Hint for $\int_0^\infty e^{-ax}J_v\left(bx\right)dx=\frac{\left(\sqrt{a^2+b^2}-a\right)^v}{b^v\sqrt{a^2+b^2}}$

Question

I'm looking for a hint of how to show that: \begin{align*} \int_0^\infty e^{-ax}J_v\left(bx\right)dx=\frac{\left(\sqrt{a^2+b^2}-a\right)^v}{b^v\sqrt{a^2+b^2}},\qquad \Re v>-1,\quad a>0,\quad b>0, \end{align*} where $J_v$ is the Bessel function of the first kind of order $v$.

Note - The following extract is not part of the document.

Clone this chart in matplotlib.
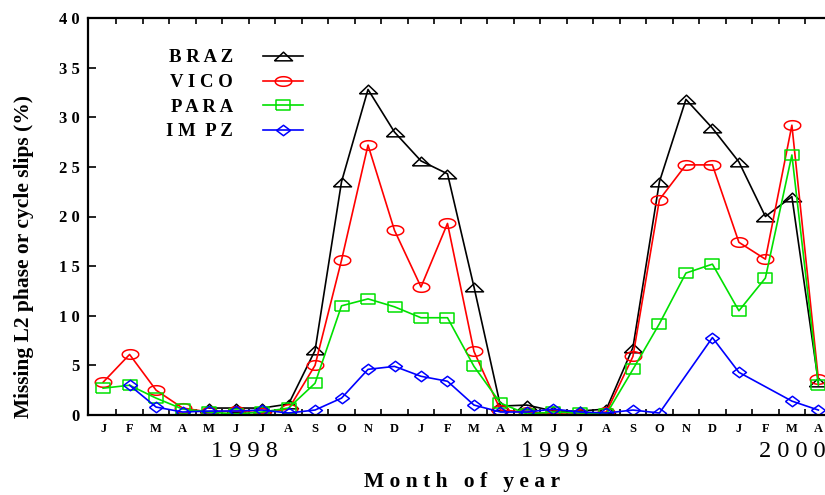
import numpy as np
import matplotlib
matplotlib.use("Agg")
import matplotlib.pyplot as plt

plt.rcParams['font.family'] = ['Liberation Serif', 'DejaVu Serif']

months = list("JFMAMJJASOND") * 2 + list("JFMA")
years = ["1 9 9 8", "1 9 9 9", "2 0 0 0"]
year_pos = [5.35, 17.05, 26.0]

nan = np.nan
braz = [nan, nan, nan, nan, 0.7, 0.7, 0.7, 1.1, 6.5, 23.5, 32.8, 28.5, 25.6, 24.3,
        12.9, 0.9, 1.0, 0.4, 0.4, 0.6, 6.8, 23.5, 31.8, 28.9, 25.5, 20.0, 22.0, 3.3]
vico = [3.3, 6.1, 2.5, 0.7, 0.3, 0.4, 0.2, 0.6, 5.0, 15.6, 27.2, 18.6, 12.9, 19.3,
        6.4, 0.5, 0.3, 0.1, 0.1, 0.3, 5.9, 21.7, 25.2, 25.2, 17.4, 15.7, 29.2, 3.6]
para = [2.7, 3.0, 1.7, 0.6, 0.3, 0.1, 0.3, 0.7, 3.2, 11.0, 11.7, 10.9, 9.8, 9.8,
        4.9, 1.2, 0.1, 0.3, 0.2, 0.1, 4.6, 9.2, 14.3, 15.2, 10.5, 13.8, 26.2, 3.0]
impz = [nan, 3.0, 0.8, 0.3, 0.4, 0.4, 0.5, 0.2, 0.5, 1.7, 4.6, 4.9, 3.9, 3.4,
        1.0, 0.3, 0.3, 0.6, 0.3, 0.2, 0.5, 0.2, nan, 7.8, 4.3, nan, 1.4, 0.5]

series_names = ["B R A Z", "V I C O", "P A R A", "I M  P Z"]
series_colors = ["black", "red", "#00e000", "blue"]

# stretched marker shapes like the original
t = np.linspace(0, 2 * np.pi, 40)
tri_m = [(-1, -0.48), (1, -0.48), (0, 0.48), (-1, -0.48)]
ell_m = list(zip(np.cos(t), 0.58 * np.sin(t)))
sq_m = [(-1, -0.66), (1, -0.66), (1, 0.66), (-1, 0.66), (-1, -0.66)]
dia_m = [(-1, 0), (0, -0.75), (1, 0), (0, 0.75), (-1, 0)]
markers = [tri_m, ell_m, sq_m, dia_m]
msizes = [13, 11.9, 10.4, 10]

fig = plt.figure(figsize=(8.25, 4.95), dpi=100)
ax = fig.add_axes([88 / 825, 80 / 495, 1 - 88 / 825, 397 / 495])

x = np.arange(len(months))
for vals, name, col, mk, ms in zip([braz, vico, para, impz], series_names,
                                   series_colors, markers, msizes):
    v = np.array(vals, dtype=float)
    ok = ~np.isnan(v)
    ax.plot(x[ok], v[ok], color=col, lw=1.2, marker=mk, ms=ms,
            mfc='none', mec=col, mew=1.1, label=name)

ax.set_xlim(-0.57, 27.25)
ax.set_ylim(0, 40)
ax.set_yticks(np.arange(0, 41, 5))
ax.set_yticklabels([" ".join(str(v)) for v in range(0, 41, 5)],
                   fontsize=12, fontweight='bold')
ax.set_xticks(x)
ax.set_xticklabels(months, fontsize=9, fontweight='bold')
ax.set_xticks(np.arange(0.5, 27, 1), minor=True)
ax.tick_params(axis='x', which='major', length=0, pad=6)
ax.tick_params(axis='x', which='minor', direction='in', length=4, width=1.2,
               top=True, bottom=True)
ax.tick_params(axis='y', direction='in', length=6, width=1.2, pad=6)
ax.spines['right'].set_visible(False)
for s in ['left', 'top', 'bottom']:
    ax.spines[s].set_linewidth(1.6)

for yr, p in zip(years, year_pos):
    ax.text(p, -0.093, yr, transform=ax.get_xaxis_transform(),
            ha='center', va='center', fontsize=17.5)

fig.text(462 / 825, 1 - 482 / 495, "M o n t h   o f   y e a r",
         ha='center', va='center', fontsize=15.5, fontweight='bold')
fig.text(24 / 825, 1 - 257 / 495, "Missing L2 phase or cycle slips (%)",
         ha='center', va='center', rotation=90, fontsize=15.5, fontweight='bold')

ax.legend(loc='upper left', bbox_to_anchor=(157 / 825, 1 - 40 / 495),
          bbox_transform=fig.transFigure, frameon=False, markerfirst=False,
          prop={'size': 13.5, 'weight': 'bold'}, handlelength=2.1,
          handletextpad=1.6, labelspacing=0.4, borderpad=0)

fig.savefig("out.png", dpi=100)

Two of my approaches, which didn't lead me to the result, are:

• (The motivation for this approach is this) Use the integral representation: \begin{align*} J_v(z)=\frac{1}{2\pi}\int_{-\pi}^\pi e^{i\left(v\theta-z\sin\theta\right)}d\theta-\frac{\sin v\pi}{\pi}\int_0^\infty e^{-z\sinh t-vt}dt,\qquad \Re z>0, \end{align*} apply Fubini's Theorem, and after a substitution I arrived at: \begin{align*} \int_0^\infty e^{-ax}J_v\left(bx\right)dx=\frac{1}{\pi i}\oint_{|z|=1}\frac{z^v}{bz^2+2az-b}dz-\frac{2\sin v\pi}{\pi}\int_1^\infty\frac{u^{-v}}{bu^2+2au-b}du, \end{align*} which I couldn't show that has de desired closed-form.
• Use the integral representation: \begin{align*} J_v\left(z\right)=\frac{1}{2\pi i}\int_{C} e^{z(t-t^{-1})/2}t^{-v-1}dt,\qquad |\arg z|<\frac{\pi}{2}, \end{align*} where $C$ is a path from $(-\infty,\delta)$, around the origin counterclockwise and back to $(-\infty,-\delta)$; that is, a reflection of a Hankel contour about the line $\Re z=0$. Using this integral representation I arrived at \begin{align*} \int_0^\infty e^{-ax}J_v\left(bx\right)dx=\frac{-1}{\pi i}\oint_D\frac{z^v}{bz^2+2az-b}du, \end{align*} where $D$ is the inversion of $C$ over the circle $|z|=1$; that is, the path resulting from $C$ under the mapping $z\to\frac{1}{z}$. I couldn't evaluate this last integral either.

Answer 1

To evaluate \begin{equation} I=\int_0^\infty e^{-ax}J_v\left(bx\right)\,dx \end{equation} we can use the Schläfli-Sommerfeld Integral (which is equivalent to the representation used in the first try of the OP) \begin{equation} J_{\nu}\left(z\right)=\frac{1}{2\pi i}\int_{\infty-\pi i}^{\infty+\pi i}e^{z\sinh t-\nu t}\,dt \end{equation} The contour consist of three sides of a rectangle with vertices at $\infty-i\pi,-i\pi,i\pi,\infty+i\pi$. By changing the order of integration, \begin{align} I&=\frac{1}{2\pi i}\int_{\infty-\pi i}^{\infty+\pi i}e^{-\nu t}\,dt\int_0^\infty e^{-x(a-b\sinh t)}\,dx\\ &=\frac{1}{2\pi i}\int_{\infty-\pi i}^{\infty+\pi i}\frac{e^{-\nu t}}{a-b\sinh t}\,dt \end{align} The opposite of this integral can be evaluated by the residue theorem, considering the contour composed of staight lines: from $\infty+i\pi$ to $i\pi$, then to $-i\pi$ and finally returning to infinity at $\infty-i\pi$. The only pole in the contour is single and situated at $\sinh^{-1}\frac{a}{b}$, with a residue \begin{equation} -\frac{e^{-\nu \sinh^{-1}\frac{a}{b}}}{b\cosh\left(\sinh^{-1}\frac{a}{b}\right)} \end{equation} From the logarithmic representation of $\sinh^{-1}$, we can express \begin{align} I&=\frac1b\frac{1}{\sqrt{1+\frac{a^2}{b^2}}}\frac{1}{\left( \sqrt{1+\frac{a^2}{b^2 }}+\frac{a}{b}\right)^\nu}\\ &=\frac{ \left(\sqrt{a^2+b^2}-a)\right)^\nu}{b^\nu\sqrt{a^2+b^2}} \end{align} as expected.